S’il y a une chose cependant qu’il ne comprend pas c'est à quel point l'Allemagne rend tortueuse les procédures de demande d’asile, notamment pour les Érythréens. Selon lui, le pays gaspille des compétences, car tant qu’ils ne sont pas sortis des limbes bureaucratiques, ils ne peuvent pas travailler. 

Pourtant, la moitié des entreprises allemandes déclarent avoir dû réduire leurs activités cette année parce qu'elles ne parviennent pas à recruter du personnel

"Il y a beaucoup, beaucoup de travail en Allemagne," observe Waham. "Mais ceux qui n'ont pas les papiers nécessaires ne peuvent pas travailler. Cela n'a pas de sens." 

Vivre sans famille 

Dans le cadre de sa réforme sur l'immigration, le Parlement allemand a aussi adopté un projet de loi visant à réduire les obstacles bureaucratiques du système d'asile. Ce projet permet aux personnes qui ont vécu en Allemagne pendant au moins cinq ans avec un permis de "séjour toléré" d'obtenir la résidence permanente. 

Mais même s'il devient alors plus facile pour ceux qui sont déjà ici de travailler, Waham met en garde contre le fait de demander l'asile en Allemagne. Le système de regroupement familial ne fonctionne pas ici, dit-il, ajoutant qu'il connaît de nombreux Érythréens qui attendent depuis des années que leur femme ou leurs enfants soient autorisés à les rejoindre. 
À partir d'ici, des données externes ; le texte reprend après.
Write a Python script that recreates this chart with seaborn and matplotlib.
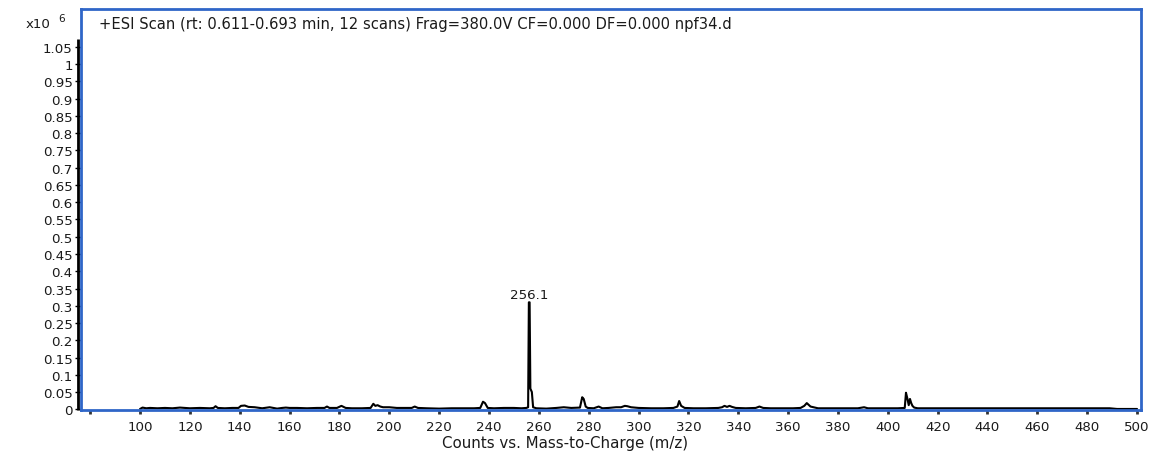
import numpy as np
import pandas as pd
import matplotlib
matplotlib.use('Agg')
import matplotlib.pyplot as plt
import seaborn as sns

# Spectrum profile (m/z, counts x10^6)
mz = [100, 101, 102.5, 104, 107, 110, 113, 116, 120, 124, 128, 129.5, 130.3, 131.2, 134,
      137, 139.5, 140.5, 142, 143.5, 146, 149, 152, 155, 157, 158.5, 160, 163, 167, 171,
      174, 175, 176, 179, 180.8, 182.5, 185, 189, 192.5, 193.6, 194.4, 195.3, 196.4, 197.5,
      200, 203, 206, 209, 210.2, 211.5, 215, 220, 225, 230, 234, 236.5, 237.6, 238.4, 239.5,
      242, 246, 250, 253, 255.0, 255.7, 256.0, 256.3, 256.6, 257.2, 257.7, 259, 263,
      267, 270, 273, 276.5, 277.4, 278.0, 278.8, 279.6, 282, 284, 285.5, 288, 291, 293,
      294.5, 295.5, 297, 300, 305, 310, 314, 315.6, 316.3, 317.1, 318.5, 322, 327, 332,
      333.5, 334.5, 335.5, 336.5, 337.5, 339, 343, 347, 348.5, 350, 353, 358, 362, 365,
      366.5, 367.5, 369, 372, 376, 380, 384, 388, 390.5, 392, 396, 400, 404, 406.8, 407.3,
      407.9, 408.4, 408.9, 409.4, 409.9, 410.6, 412, 416, 420, 430, 440, 450, 460, 470,
      480, 489, 492, 495, 500]
counts = [0.001, 0.005, 0.003, 0.004, 0.003, 0.004, 0.003, 0.005, 0.003, 0.004, 0.003, 0.004, 0.009, 0.004, 0.003,
          0.004, 0.004, 0.010, 0.011, 0.007, 0.006, 0.003, 0.006, 0.002, 0.004, 0.005, 0.004, 0.004, 0.003, 0.004,
          0.004, 0.008, 0.004, 0.004, 0.010, 0.004, 0.003, 0.003, 0.004, 0.016, 0.010, 0.012, 0.008, 0.006,
          0.006, 0.004, 0.004, 0.004, 0.008, 0.004, 0.003, 0.002, 0.003, 0.003, 0.003, 0.004, 0.022, 0.018, 0.004,
          0.003, 0.004, 0.004, 0.003, 0.004, 0.006, 0.31, 0.31, 0.06, 0.05, 0.006, 0.003, 0.002,
          0.004, 0.006, 0.004, 0.005, 0.035, 0.030, 0.008, 0.004, 0.003, 0.008, 0.003, 0.004, 0.006, 0.006,
          0.010, 0.009, 0.006, 0.004, 0.003, 0.003, 0.004, 0.008, 0.024, 0.010, 0.004, 0.003, 0.003, 0.004,
          0.006, 0.010, 0.007, 0.010, 0.007, 0.004, 0.003, 0.004, 0.008, 0.004, 0.003, 0.003, 0.003, 0.004,
          0.010, 0.018, 0.008, 0.003, 0.003, 0.003, 0.003, 0.003, 0.006, 0.003, 0.003, 0.003, 0.003, 0.004, 0.048,
          0.030, 0.012, 0.030, 0.018, 0.010, 0.005, 0.003, 0.003, 0.003, 0.003, 0.003, 0.003, 0.003, 0.003,
          0.003, 0.003, 0.001, 0.001, 0.001]

peak_mz = 256.1
peak_label = '256.1'
y_ticks = [0, 0.05, 0.1, 0.15, 0.2, 0.25, 0.3, 0.35, 0.4, 0.45, 0.5, 0.55, 0.6, 0.65,
           0.7, 0.75, 0.8, 0.85, 0.9, 0.95, 1, 1.05]
x_ticks = [80, 100, 120, 140, 160, 180, 200, 220, 240, 260, 280, 300, 320, 340, 360, 380,
           400, 420, 440, 460, 480, 500]
x_labels = ['' if t == 80 else str(t) for t in x_ticks]

df = pd.DataFrame({'mz': mz, 'counts': counts})

sns.set_style('white')
plt.rcParams['font.family'] = ['DejaVu Sans']
txt = '#1a1a1a'
blue = '#2f66c8'
fs = 9.6

fig = plt.figure(figsize=(11.55, 4.52), dpi=100)
ax = fig.add_axes([0.0701, 0.0907, 0.9178, 0.8873])

sns.lineplot(data=df, x='mz', y='counts', ax=ax, color='black', lw=1.5, estimator=None, sort=False)

ax.set_xlim(76.3, 501.6)
ax.set_ylim(-0.002, 1.16)
ax.set_yticks(y_ticks)
ax.set_yticklabels(['%g' % t for t in y_ticks])
ax.set_xticks(x_ticks)
ax.set_xticklabels(x_labels)
ax.tick_params(axis='y', direction='out', length=4, width=1, colors='black', labelcolor=txt,
               labelsize=fs, pad=2, left=True)
ax.tick_params(axis='x', direction='out', length=3, width=2, colors='#333333', labelcolor=txt,
               labelsize=fs, pad=4, bottom=True)
for s in ax.spines.values():
    s.set_color(blue)
    s.set_linewidth(2)

# black y axis line just outside the blue frame
ax.plot([-0.003, -0.003], [0, 0.925], transform=ax.transAxes, color='black', lw=2,
        clip_on=False, solid_capstyle='butt')

ax.set_xlabel('Counts vs. Mass-to-Charge (m/z)', fontsize=10.8, color=txt, labelpad=2)
ax.xaxis.set_label_coords(0.4566, -0.062)
ax.set_ylabel('')

ax.text(0.017, 0.963, '+ESI Scan (rt: 0.611-0.693 min, 12 scans) Frag=380.0V CF=0.000 DF=0.000 npf34.d',
        transform=ax.transAxes, fontsize=10.6, color=txt, va='center', ha='left')
peak_y = max(counts)
ax.text(peak_mz, peak_y + 0.004, peak_label, fontsize=fs, color=txt, ha='center', va='bottom')

fig.text(0.022, 0.945, 'x10', fontsize=fs, color=txt, ha='left', va='center')
fig.text(0.0505, 0.958, '6', fontsize=7.5, color=txt, ha='left', va='center')

fig.savefig('out.png', dpi=100)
La loi allemande autorise certes les réfugiés reconnus comme tels à faire venir leur partenaire et leurs enfants en Allemagne. Mais les Érythréens sont souvent incapables d'obtenir les documents de leur propre gouvernement pour prouver ces liens familiaux. Et "sans votre femme, vos enfants, sans votre famille, la vie ici est clairement plus difficile", soupire Waham.